--- Start Data excerpt ---

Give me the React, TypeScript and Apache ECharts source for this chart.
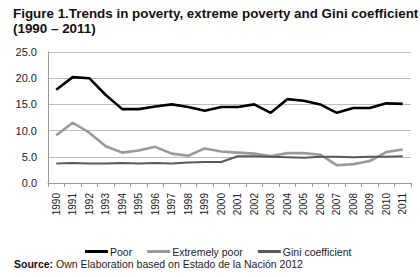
import React, { useEffect, useRef } from "react";
import * as echarts from "echarts";

const years = ["1990","1991","1992","1993","1994","1995","1996","1997","1998","1999","2000","2001","2002","2003","2004","2005","2006","2007","2008","2009","2010","2011"];
const poor = [17.8, 20.2, 20.0, 16.8, 14.1, 14.1, 14.6, 15.0, 14.5, 13.8, 14.5, 14.5, 15.0, 13.4, 16.0, 15.7, 15.0, 13.4, 14.3, 14.3, 15.2, 15.1];
const extremelyPoor = [9.1, 11.5, 9.6, 7.0, 5.8, 6.2, 6.9, 5.6, 5.2, 6.6, 6.0, 5.8, 5.6, 5.1, 5.7, 5.7, 5.4, 3.4, 3.6, 4.2, 5.9, 6.4];
const gini = [3.7, 3.8, 3.7, 3.7, 3.8, 3.7, 3.8, 3.7, 3.9, 4.0, 4.0, 5.1, 5.1, 5.0, 4.9, 4.8, 5.0, 5.0, 4.9, 5.0, 5.0, 5.1];
const yTicks = ["0.0", "5.0", "10.0", "15.0", "20.0", "25.0"];

const FONT = "'Liberation Sans', Arial, sans-serif";

export default function App() {
  const ref = useRef<HTMLDivElement>(null);
  useEffect(() => {
    if (!ref.current) return;
    const chart = echarts.init(ref.current, null, { renderer: "svg" });
    chart.setOption({
      animation: false,
      backgroundColor: "#ffffff",
      title: [
        {
          text: "Figure 1.Trends in poverty, extreme poverty and Gini coefficient\n(1990 – 2011)",
          left: 8,
          top: 1,
          textStyle: { fontFamily: FONT, fontSize: 13.4, fontWeight: "bold", color: "#111", lineHeight: 15 },
        },
        {
          text: "{b|Source:} Own Elaboration based on Estado de la Nación 2012",
          left: 9,
          top: 253,
          textStyle: {
            fontFamily: FONT, fontSize: 10.5, fontWeight: "normal", color: "#222",
            rich: { b: { fontFamily: FONT, fontSize: 10.5, fontWeight: "bold", color: "#111" } },
          },
        },
      ],
      legend: {
        top: 241,
        left: 80,
        icon: "rect",
        itemWidth: 23,
        itemHeight: 3,
        itemGap: 15,
        textStyle: { fontFamily: FONT, fontSize: 10.5, color: "#222", padding: [0, 0, 0, -3] },
        data: ["Poor", "Extremely poor", "Gini coefficient"],
      },
      grid: { left: 48, right: 9, top: 52, bottom: 94 },
      xAxis: {
        type: "category",
        data: years,
        boundaryGap: true,
        axisLine: { lineStyle: { color: "#999", width: 1 } },
        axisTick: { show: true, length: 4, lineStyle: { color: "#999" } },
        axisLabel: { rotate: 90, fontFamily: FONT, fontSize: 10, color: "#222", margin: 10, interval: 0 },
      },
      yAxis: {
        type: "value",
        min: 0,
        max: 25,
        interval: 5,
        axisLine: { show: true, lineStyle: { color: "#999" } },
        axisTick: { show: false },
        splitLine: { lineStyle: { color: "#bdbdbd", width: 1.2 } },
        axisLabel: {
          fontFamily: FONT, fontSize: 11, color: "#222", margin: 11,
          formatter: (v: number) => yTicks[Math.round(v / 5)] ?? v.toFixed(1),
        },
      },
      series: [
        { name: "Poor", type: "line", data: poor, showSymbol: false, color: "#000", lineStyle: { width: 2.6, color: "#000" } },
        { name: "Extremely poor", type: "line", data: extremelyPoor, showSymbol: false, color: "#9a9a9a", lineStyle: { width: 2.6, color: "#9a9a9a" } },
        { name: "Gini coefficient", type: "line", data: gini, showSymbol: false, color: "#5a5a5a", lineStyle: { width: 2, color: "#5a5a5a" } },
      ],
    });
    return () => chart.dispose();
  }, []);
  return <div ref={ref} style={{ position: "fixed", left: 0, top: 0, width: 420, height: 277 }} />;
}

--- End Data excerpt ---

Objective >> Are you able to set down all the lines above exactly, without any pictures?

Solved problem >>
Give me the React, TypeScript and Apache ECharts source for this chart.
import React, { useEffect, useRef } from "react";
import * as echarts from "echarts";

const years = ["1990","1991","1992","1993","1994","1995","1996","1997","1998","1999","2000","2001","2002","2003","2004","2005","2006","2007","2008","2009","2010","2011"];
const poor = [17.8, 20.2, 20.0, 16.8, 14.1, 14.1, 14.6, 15.0, 14.5, 13.8, 14.5, 14.5, 15.0, 13.4, 16.0, 15.7, 15.0, 13.4, 14.3, 14.3, 15.2, 15.1];
const extremelyPoor = [9.1, 11.5, 9.6, 7.0, 5.8, 6.2, 6.9, 5.6, 5.2, 6.6, 6.0, 5.8, 5.6, 5.1, 5.7, 5.7, 5.4, 3.4, 3.6, 4.2, 5.9, 6.4];
const gini = [3.7, 3.8, 3.7, 3.7, 3.8, 3.7, 3.8, 3.7, 3.9, 4.0, 4.0, 5.1, 5.1, 5.0, 4.9, 4.8, 5.0, 5.0, 4.9, 5.0, 5.0, 5.1];
const yTicks = ["0.0", "5.0", "10.0", "15.0", "20.0", "25.0"];

const FONT = "'Liberation Sans', Arial, sans-serif";

export default function App() {
  const ref = useRef<HTMLDivElement>(null);
  useEffect(() => {
    if (!ref.current) return;
    const chart = echarts.init(ref.current, null, { renderer: "svg" });
    chart.setOption({
      animation: false,
      backgroundColor: "#ffffff",
      title: [
        {
          text: "Figure 1.Trends in poverty, extreme poverty and Gini coefficient\n(1990 – 2011)",
          left: 8,
          top: 1,
          textStyle: { fontFamily: FONT, fontSize: 13.4, fontWeight: "bold", color: "#111", lineHeight: 15 },
        },
        {
          text: "{b|Source:} Own Elaboration based on Estado de la Nación 2012",
          left: 9,
          top: 253,
          textStyle: {
            fontFamily: FONT, fontSize: 10.5, fontWeight: "normal", color: "#222",
            rich: { b: { fontFamily: FONT, fontSize: 10.5, fontWeight: "bold", color: "#111" } },
          },
        },
      ],
      legend: {
        top: 241,
        left: 80,
        icon: "rect",
        itemWidth: 23,
        itemHeight: 3,
        itemGap: 15,
        textStyle: { fontFamily: FONT, fontSize: 10.5, color: "#222", padding: [0, 0, 0, -3] },
        data: ["Poor", "Extremely poor", "Gini coefficient"],
      },
      grid: { left: 48, right: 9, top: 52, bottom: 94 },
      xAxis: {
        type: "category",
        data: years,
        boundaryGap: true,
        axisLine: { lineStyle: { color: "#999", width: 1 } },
        axisTick: { show: true, length: 4, lineStyle: { color: "#999" } },
        axisLabel: { rotate: 90, fontFamily: FONT, fontSize: 10, color: "#222", margin: 10, interval: 0 },
      },
      yAxis: {
        type: "value",
        min: 0,
        max: 25,
        interval: 5,
        axisLine: { show: true, lineStyle: { color: "#999" } },
        axisTick: { show: false },
        splitLine: { lineStyle: { color: "#bdbdbd", width: 1.2 } },
        axisLabel: {
          fontFamily: FONT, fontSize: 11, color: "#222", margin: 11,
          formatter: (v: number) => yTicks[Math.round(v / 5)] ?? v.toFixed(1),
        },
      },
      series: [
        { name: "Poor", type: "line", data: poor, showSymbol: false, color: "#000", lineStyle: { width: 2.6, color: "#000" } },
        { name: "Extremely poor", type: "line", data: extremelyPoor, showSymbol: false, color: "#9a9a9a", lineStyle: { width: 2.6, color: "#9a9a9a" } },
        { name: "Gini coefficient", type: "line", data: gini, showSymbol: false, color: "#5a5a5a", lineStyle: { width: 2, color: "#5a5a5a" } },
      ],
    });
    return () => chart.dispose();
  }, []);
  return <div ref={ref} style={{ position: "fixed", left: 0, top: 0, width: 420, height: 277 }} />;
}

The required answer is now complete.